>>>

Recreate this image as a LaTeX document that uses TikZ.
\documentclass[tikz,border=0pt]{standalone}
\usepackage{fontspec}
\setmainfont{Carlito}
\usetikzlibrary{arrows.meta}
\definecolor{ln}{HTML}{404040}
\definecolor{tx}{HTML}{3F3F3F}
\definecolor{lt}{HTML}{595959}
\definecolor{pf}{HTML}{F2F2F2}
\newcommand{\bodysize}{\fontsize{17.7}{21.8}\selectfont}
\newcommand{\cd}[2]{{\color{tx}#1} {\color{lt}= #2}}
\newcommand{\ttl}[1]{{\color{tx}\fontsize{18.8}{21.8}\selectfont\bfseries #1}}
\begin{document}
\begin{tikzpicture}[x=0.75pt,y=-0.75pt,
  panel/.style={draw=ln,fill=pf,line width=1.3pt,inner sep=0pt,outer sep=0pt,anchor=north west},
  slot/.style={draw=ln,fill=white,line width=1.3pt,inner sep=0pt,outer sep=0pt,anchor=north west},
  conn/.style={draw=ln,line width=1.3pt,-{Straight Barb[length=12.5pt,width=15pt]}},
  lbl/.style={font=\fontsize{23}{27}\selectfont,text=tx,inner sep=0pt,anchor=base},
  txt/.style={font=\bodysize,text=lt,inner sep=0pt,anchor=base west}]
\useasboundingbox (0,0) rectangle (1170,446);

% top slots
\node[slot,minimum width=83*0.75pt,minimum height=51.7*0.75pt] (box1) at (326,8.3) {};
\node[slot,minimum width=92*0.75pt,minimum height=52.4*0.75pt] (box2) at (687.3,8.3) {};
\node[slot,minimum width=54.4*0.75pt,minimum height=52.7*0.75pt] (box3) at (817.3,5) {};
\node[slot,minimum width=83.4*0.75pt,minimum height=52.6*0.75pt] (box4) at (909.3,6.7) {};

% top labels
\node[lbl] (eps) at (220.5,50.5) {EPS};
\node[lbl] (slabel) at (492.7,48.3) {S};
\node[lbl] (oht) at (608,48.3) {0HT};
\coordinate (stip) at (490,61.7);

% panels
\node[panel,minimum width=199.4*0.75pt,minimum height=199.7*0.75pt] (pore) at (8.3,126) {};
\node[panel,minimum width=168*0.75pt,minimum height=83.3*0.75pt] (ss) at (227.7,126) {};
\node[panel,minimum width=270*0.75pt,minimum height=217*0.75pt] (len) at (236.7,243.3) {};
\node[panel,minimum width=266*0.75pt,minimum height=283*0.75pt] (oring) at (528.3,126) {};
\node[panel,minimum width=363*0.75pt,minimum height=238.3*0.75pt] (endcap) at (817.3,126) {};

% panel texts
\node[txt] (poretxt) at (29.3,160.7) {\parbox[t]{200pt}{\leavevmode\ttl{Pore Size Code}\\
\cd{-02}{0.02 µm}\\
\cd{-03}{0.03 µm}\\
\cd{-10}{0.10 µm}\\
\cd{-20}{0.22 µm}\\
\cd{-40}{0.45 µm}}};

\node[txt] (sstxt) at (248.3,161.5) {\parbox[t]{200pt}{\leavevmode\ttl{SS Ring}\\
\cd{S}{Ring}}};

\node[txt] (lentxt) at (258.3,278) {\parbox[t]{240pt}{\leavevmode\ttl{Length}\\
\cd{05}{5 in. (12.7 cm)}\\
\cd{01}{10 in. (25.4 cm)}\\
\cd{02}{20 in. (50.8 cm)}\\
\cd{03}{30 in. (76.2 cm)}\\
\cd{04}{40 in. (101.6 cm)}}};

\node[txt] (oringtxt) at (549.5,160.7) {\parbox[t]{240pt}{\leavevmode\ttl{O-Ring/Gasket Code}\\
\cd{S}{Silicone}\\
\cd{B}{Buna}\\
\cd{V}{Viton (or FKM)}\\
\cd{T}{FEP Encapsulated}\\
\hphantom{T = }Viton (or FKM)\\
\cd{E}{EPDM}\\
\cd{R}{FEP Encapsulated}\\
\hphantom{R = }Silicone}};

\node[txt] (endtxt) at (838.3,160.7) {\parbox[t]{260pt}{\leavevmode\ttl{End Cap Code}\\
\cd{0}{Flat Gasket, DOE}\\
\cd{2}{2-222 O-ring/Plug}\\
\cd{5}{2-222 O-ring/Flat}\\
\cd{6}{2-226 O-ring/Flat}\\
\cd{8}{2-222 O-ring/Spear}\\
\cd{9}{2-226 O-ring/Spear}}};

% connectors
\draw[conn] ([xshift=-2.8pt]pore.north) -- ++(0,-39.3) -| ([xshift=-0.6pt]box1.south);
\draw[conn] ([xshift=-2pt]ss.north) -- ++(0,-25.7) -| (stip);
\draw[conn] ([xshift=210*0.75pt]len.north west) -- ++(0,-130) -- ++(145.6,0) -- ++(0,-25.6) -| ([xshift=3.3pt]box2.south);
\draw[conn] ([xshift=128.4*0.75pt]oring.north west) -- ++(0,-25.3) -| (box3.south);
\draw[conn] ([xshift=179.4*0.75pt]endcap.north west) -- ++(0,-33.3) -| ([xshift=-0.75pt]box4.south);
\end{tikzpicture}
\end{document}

<<<

PROBLEM REQUIREMENTS: Return the listing above in its exact form.

SOLUTION TO THIS PROBLEM:
Recreate this image as a LaTeX document that uses TikZ.
\documentclass[tikz,border=0pt]{standalone}
\usepackage{fontspec}
\setmainfont{Carlito}
\usetikzlibrary{arrows.meta}
\definecolor{ln}{HTML}{404040}
\definecolor{tx}{HTML}{3F3F3F}
\definecolor{lt}{HTML}{595959}
\definecolor{pf}{HTML}{F2F2F2}
\newcommand{\bodysize}{\fontsize{17.7}{21.8}\selectfont}
\newcommand{\cd}[2]{{\color{tx}#1} {\color{lt}= #2}}
\newcommand{\ttl}[1]{{\color{tx}\fontsize{18.8}{21.8}\selectfont\bfseries #1}}
\begin{document}
\begin{tikzpicture}[x=0.75pt,y=-0.75pt,
  panel/.style={draw=ln,fill=pf,line width=1.3pt,inner sep=0pt,outer sep=0pt,anchor=north west},
  slot/.style={draw=ln,fill=white,line width=1.3pt,inner sep=0pt,outer sep=0pt,anchor=north west},
  conn/.style={draw=ln,line width=1.3pt,-{Straight Barb[length=12.5pt,width=15pt]}},
  lbl/.style={font=\fontsize{23}{27}\selectfont,text=tx,inner sep=0pt,anchor=base},
  txt/.style={font=\bodysize,text=lt,inner sep=0pt,anchor=base west}]
\useasboundingbox (0,0) rectangle (1170,446);

% top slots
\node[slot,minimum width=83*0.75pt,minimum height=51.7*0.75pt] (box1) at (326,8.3) {};
\node[slot,minimum width=92*0.75pt,minimum height=52.4*0.75pt] (box2) at (687.3,8.3) {};
\node[slot,minimum width=54.4*0.75pt,minimum height=52.7*0.75pt] (box3) at (817.3,5) {};
\node[slot,minimum width=83.4*0.75pt,minimum height=52.6*0.75pt] (box4) at (909.3,6.7) {};

% top labels
\node[lbl] (eps) at (220.5,50.5) {EPS};
\node[lbl] (slabel) at (492.7,48.3) {S};
\node[lbl] (oht) at (608,48.3) {0HT};
\coordinate (stip) at (490,61.7);

% panels
\node[panel,minimum width=199.4*0.75pt,minimum height=199.7*0.75pt] (pore) at (8.3,126) {};
\node[panel,minimum width=168*0.75pt,minimum height=83.3*0.75pt] (ss) at (227.7,126) {};
\node[panel,minimum width=270*0.75pt,minimum height=217*0.75pt] (len) at (236.7,243.3) {};
\node[panel,minimum width=266*0.75pt,minimum height=283*0.75pt] (oring) at (528.3,126) {};
\node[panel,minimum width=363*0.75pt,minimum height=238.3*0.75pt] (endcap) at (817.3,126) {};

% panel texts
\node[txt] (poretxt) at (29.3,160.7) {\parbox[t]{200pt}{\leavevmode\ttl{Pore Size Code}\\
\cd{-02}{0.02 µm}\\
\cd{-03}{0.03 µm}\\
\cd{-10}{0.10 µm}\\
\cd{-20}{0.22 µm}\\
\cd{-40}{0.45 µm}}};

\node[txt] (sstxt) at (248.3,161.5) {\parbox[t]{200pt}{\leavevmode\ttl{SS Ring}\\
\cd{S}{Ring}}};

\node[txt] (lentxt) at (258.3,278) {\parbox[t]{240pt}{\leavevmode\ttl{Length}\\
\cd{05}{5 in. (12.7 cm)}\\
\cd{01}{10 in. (25.4 cm)}\\
\cd{02}{20 in. (50.8 cm)}\\
\cd{03}{30 in. (76.2 cm)}\\
\cd{04}{40 in. (101.6 cm)}}};

\node[txt] (oringtxt) at (549.5,160.7) {\parbox[t]{240pt}{\leavevmode\ttl{O-Ring/Gasket Code}\\
\cd{S}{Silicone}\\
\cd{B}{Buna}\\
\cd{V}{Viton (or FKM)}\\
\cd{T}{FEP Encapsulated}\\
\hphantom{T = }Viton (or FKM)\\
\cd{E}{EPDM}\\
\cd{R}{FEP Encapsulated}\\
\hphantom{R = }Silicone}};

\node[txt] (endtxt) at (838.3,160.7) {\parbox[t]{260pt}{\leavevmode\ttl{End Cap Code}\\
\cd{0}{Flat Gasket, DOE}\\
\cd{2}{2-222 O-ring/Plug}\\
\cd{5}{2-222 O-ring/Flat}\\
\cd{6}{2-226 O-ring/Flat}\\
\cd{8}{2-222 O-ring/Spear}\\
\cd{9}{2-226 O-ring/Spear}}};

% connectors
\draw[conn] ([xshift=-2.8pt]pore.north) -- ++(0,-39.3) -| ([xshift=-0.6pt]box1.south);
\draw[conn] ([xshift=-2pt]ss.north) -- ++(0,-25.7) -| (stip);
\draw[conn] ([xshift=210*0.75pt]len.north west) -- ++(0,-130) -- ++(145.6,0) -- ++(0,-25.6) -| ([xshift=3.3pt]box2.south);
\draw[conn] ([xshift=128.4*0.75pt]oring.north west) -- ++(0,-25.3) -| (box3.south);
\draw[conn] ([xshift=179.4*0.75pt]endcap.north west) -- ++(0,-33.3) -| ([xshift=-0.75pt]box4.south);
\end{tikzpicture}
\end{document}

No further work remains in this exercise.